O direito de acesso ao aborto nos Estados Unidos ficou consagrado há umas boas décadas, mas manco: usava do princípio da constitucionalidade – não descrita na Constituição – da privacidade.
Agora, está aparentemente perdido e, para alguns, é motivo de gáudio; para outros é motivo para pensar que, se existir uma Aguda repetida, porventura alguém pensará igual.
Pesa ainda todo um novelo de moralidade e instituições religiosas – conhecidos baluartes de emancipação feminina (consultar no dicionário: sarcasmo) – a alardearem furiosamente a propaganda da sua mensagem.
A verdade simples é que talvez o direito nunca tenha existido, não pelas razões que pelo menos muitas pessoas defenderiam. Talvez esse direito só tenha sido garantido enquanto o mercado – esse outro baluarte – queria acomodar as mulheres. Agora, com o monstro da recessão a bater à porta as sociedades, apressam-se em sacar os grilhões. Profilaxia.
A verdade simples é que a preocupação do planeamento familiar cai sempre nos ombros da mulher: as consequências de ter ou não ter uma gravidez, um parto e um pós-parto; as consequências de uma pílula; as consequências de um DIU; os riscos de outros métodos mais naturais. Somos a baliza e temos de arranjar guarda-redes.

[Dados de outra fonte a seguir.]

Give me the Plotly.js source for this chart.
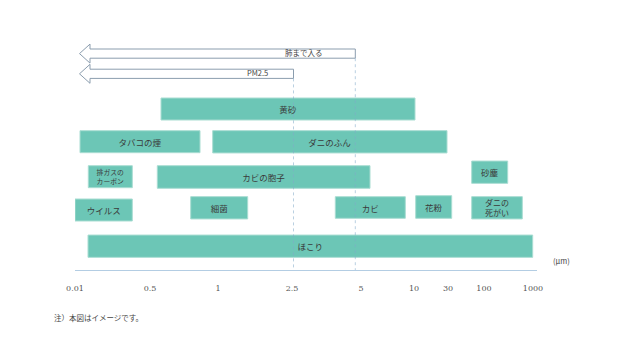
<!DOCTYPE html>
<html>
<head>
<meta charset="utf-8">
<script src="https://cdn.plot.ly/plotly-3.0.1.min.js"></script>
<style>html,body{margin:0;padding:0;background:#fff;}#chart{width:640px;height:360px;}</style>
</head>
<body>
<div id="chart"></div>
<script>
// Scale: positions along the (non-linear) size axis
const tickLabels = ['0.01','0.5','1','2.5','5','10','30','100','1000'];
const tickPos = [0, 75, 143, 217, 286, 339, 373, 409, 458];

// Particles: label, start / end position on the size scale, row, bar thickness
const categories = ['黄砂','タバコの煙','ダニのふん','排ガスの<br>カーボン','カビの胞子','砂塵','ウイルス','細菌','カビ','花粉','ダニの<br>死がい','ほこり'];
const starts = [86, 5, 137.7, 13.3, 82.3, 396.7, 0, 115.7, 260.3, 340.7, 396.7, 13];
const ends   = [340, 125, 372, 57.3, 295, 432.7, 57.3, 172.7, 330.3, 376.7, 447.3, 457.7];
const rows   = [109, 141.7, 141.8, 176.7, 177, 172.2, 210, 207.8, 207.5, 207, 207.8, 246.2];
const thickness = [22, 22, 22.3, 22, 22.6, 22.3, 22, 22.3, 21.6, 22.6, 22.3, 22.3];
const labelSizes = [8.5, 8.5, 8.5, 6.8, 8.5, 8.5, 8.5, 8.5, 8.5, 8.5, 8, 8.5];

// Arrows (reach into the body)
const arrowLabels = ['肺まで入る', 'PM2.5'];
const arrowEnds = [280.3, 218.5];
const arrowRows = [53.6, 73.8];
const arrowLabelPos = [229, 182];
const arrowStart = 4.5;
const axisBottom = 270;

const FONT = '"Noto Sans CJK JP", "Noto Sans", sans-serif';

const traces = [];

// arrows
arrowEnds.forEach((end, i) => {
  const y = arrowRows[i];
  const hb = arrowStart + 10.5;
  traces.push({
    type: 'scatter', mode: 'lines', fill: 'toself', fillcolor: '#ffffff',
    x: [end, hb, hb, arrowStart, hb, hb, end, end],
    y: [y - 4.6, y - 4.6, y - 9.5, y, y + 9.5, y + 4.6, y + 4.6, y - 4.6],
    line: {color: '#8b9dae', width: 1},
    hoverinfo: 'skip', showlegend: false
  });
});

// bars
traces.push({
  type: 'bar', orientation: 'h',
  y: rows,
  x: ends.map((e, i) => e - starts[i]),
  base: starts,
  width: thickness,
  text: categories,
  textposition: 'inside',
  insidetextanchor: 'middle',
  constraintext: 'none',
  textangle: 0,
  textfont: {family: FONT, size: labelSizes, color: '#3a3a3a'},
  marker: {color: '#6cc6b6', line: {color: '#a9ddd2', width: 1}},
  hoverinfo: 'skip', showlegend: false
});

const shapes = arrowEnds.map((end, i) => ({
  type: 'line', xref: 'x', yref: 'y', layer: 'above',
  x0: end, x1: end, y0: arrowRows[i] + 4.6, y1: axisBottom,
  line: {color: 'rgba(130,170,200,0.55)', width: 1, dash: 'dot'}
}));

const annotations = arrowLabels.map((t, i) => ({
  xref: 'x', yref: 'y', x: arrowLabelPos[i], y: arrowRows[i] - 1.5,
  text: t, showarrow: false, font: {family: FONT, size: 7.5, color: '#444'}
}));
annotations.push({
  xref: 'paper', yref: 'paper', x: 1.075, y: 0.0074, text: '(μm)',
  showarrow: false, font: {family: FONT, size: 7.5, color: '#444'}
});
annotations.push({
  xref: 'paper', yref: 'paper', x: -0.0498, y: -0.2037, xanchor: 'left',
  text: '注）本図はイメージです。',
  showarrow: false, font: {family: FONT, size: 7.5, color: '#444'}
});

const layout = {
  width: 640, height: 360,
  margin: {l: 75, r: 103, t: 0, b: 90, pad: 0},
  paper_bgcolor: '#ffffff', plot_bgcolor: '#ffffff',
  barmode: 'overlay',
  xaxis: {
    range: [0, 462], tickvals: tickPos, ticktext: tickLabels,
    showgrid: false, zeroline: false, showline: true,
    linecolor: '#b3cde3', linewidth: 1, ticks: '',
    ticklabelstandoff: 10,
    tickfont: {family: '"DejaVu Serif", serif', size: 8, color: '#555'},
    fixedrange: true
  },
  yaxis: {range: [axisBottom, 0], visible: false, fixedrange: true},
  shapes: shapes,
  annotations: annotations,
  font: {family: FONT}
};

Plotly.newPlot('chart', traces, layout, {displayModeBar: false, staticPlot: true});
</script>
</body>
</html>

A verdade aguda é que assim que se começou a desenvolver uma pílula masculina os primeiros estudos foram rapidamente interrompidos porque os participantes se queixaram de efeitos adversos. Alguns eram acne, diminuição da libido e variações de humor. Foi considerado que estes incómodos não compensavam em comparação com o estudo da eficácia desta pílula.
Quem é mulher lê isto e não deixa de pensar, seja lá qual for a sua posição sobre o resto – e lembrando que quase todas nós sabemos que a posição é muito perigosa de ser escrita em pedra, que, pois claro, a mulher resolve. A pílula feminina “só” tem efeitos adversos como: ansiedade, depressão, flutuação de peso, cefaleia, náusea, redução da libido e até coágulos sanguíneos, entre outros.
A verdade triste é que, neste momento, em alguns estados americanos, até as apps de monitorização de ciclos menstruais podem ser intimadas por um tribunal para fornecer dados privados sobre os ciclos das utilizadoras, para verificar se poderá ter ocorrido um aborto clandestino ou não, em caso de denúncia. Assim, à semelhança do gado.
Importante é que se salve aquela gestação, mesmo que seja para viver na miséria, mesmo que seja fruto de violação, mesmo que a mãe seja uma criança de 11 anos – como ocorreu também agora no Brasil, e empataram a decisão até a gravidez ter sete meses. Seria, por certo, outra Aguda mais a sul.
A verdade muito aguda é que isto afecta e destrói sempre as vidas mais pobres, mais desprotegidas, mais infelizes. E não falo dos bebés. Falo das mães.
A verdade obtusa é que andam a debater crenças morais quando a ética deveria falar mais alto, e lembrar que o direito à autodeterminação sobre o próprio corpo e actos médicos realizados é absoluto.
Resta saber quantas Agudas existem no Mundo, e se estamos mesmo a ver a perda de direitos de controlo reprodutivo, em nome de fervores morais e agendas políticas que atribuem poderes de uma sociedade ditar o que podemos individualmente fazer com o nosso corpo. Nada que não esteja a ser ensaiado e aplaudido há algum tempo.